Absolutamente reaccionario, Saint-Simon quería la vuelta a la autoridad y a los privilegios y los rituales del régimen feudal, en el que veía un divino orden del mundo echado a perder por su tan detestado Rey Sol y sus descendientes, de quienes y de cuyas cortes, se aplicó a ser el cronista secreto en sus torrenciales, minuciosas, fastidiosas y/o deleitosas Memorias.

Grafómano desde los diecinueve años hasta su muerte a los ochenta, el duque, que pasaba largos y voluntarios insomnios moviendo la susurrante pluma de ave (que rara vez  se despegaba del papel para beber en el recipiente de negra tinta) era un talentoso escritor de larga, espiralada y desatada prosa y de quien Chateaubriand, uno de sus descubridores en el siglo XIX (otros fueron Stendhal y Proust), habría de decir que “escribía atropelladamente para la posteridad”.

Quizá el duque no desea la posteridad, pues un memorialista maniático no mira hacia el futuro sino hacia un pasado requerido como un eterno presente. Saint-Simon se complacía en habitar sus recuerdos amorosos de cortesano de una Versalles correcta y deseablemente intemporal y en huir mentalmente de la sucesora corte versallesca, para él mediocre y vulgar, en la que se resignaba a vivir a cambio de cronicarla con su ácida y desenfrenada escritura testimonial.

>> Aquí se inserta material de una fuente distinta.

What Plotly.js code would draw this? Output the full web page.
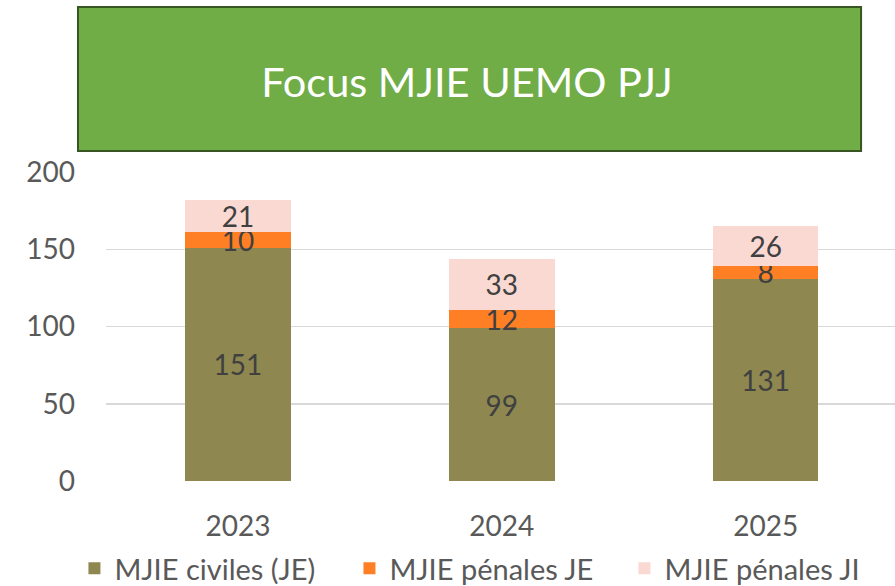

Saint-Simon sazonaba el poderoso, monótono y frecuentemente aburrido torrente de una prosa, que a la vez ha quedado asombrosamente fresca y moderna, con greguerías y caricaturas que fijando figuras y caracteres de los dos reyes, de los aristócratas y cortesanos de Versalles y alrededores, ponían en pie a Bélébat, “un elefante en cuanto al cuerpo, un buey en cuanto al espíritu”, a Fagon “gruñendo acaracolado sobre su bastón”, a Marlborough que “vegeta entre sus apoplejías”, a Madame de Chaulnes “como un guardia suizo vestido de mujer”, a  D’Estrées como “una repleta botella de tinta que, si de pronto es derribada, vierte cataratas y charcos”, a Villeroy  “piafando y pavonéandose como un caballito de carrusel”…

Amargado y rabioso por el desvanecimiento de jerarquías y ceremoniales de su amada antigua noblesse, Saint-Simon  se engolosinaba en su amargura a medida que escribía excitado por el resentimiento del noble nunca resignado a la pérdida de las jerarquías, de las maneras y el estilo de la idealizada corte monárquica anterior. Era una especie de antirromántico cronista de las costumbres para quien no existía lo fantástico, lo infrarreal o suprasuprarreal, lo inquietantemente extraño y ominoso, lo que Freud habría de etiquetar con la palabra Unheimliche, y por eso llama tanto la atención su famosa página en que se insinúa lo fantástico sin salir del verdadero mundo versallesco.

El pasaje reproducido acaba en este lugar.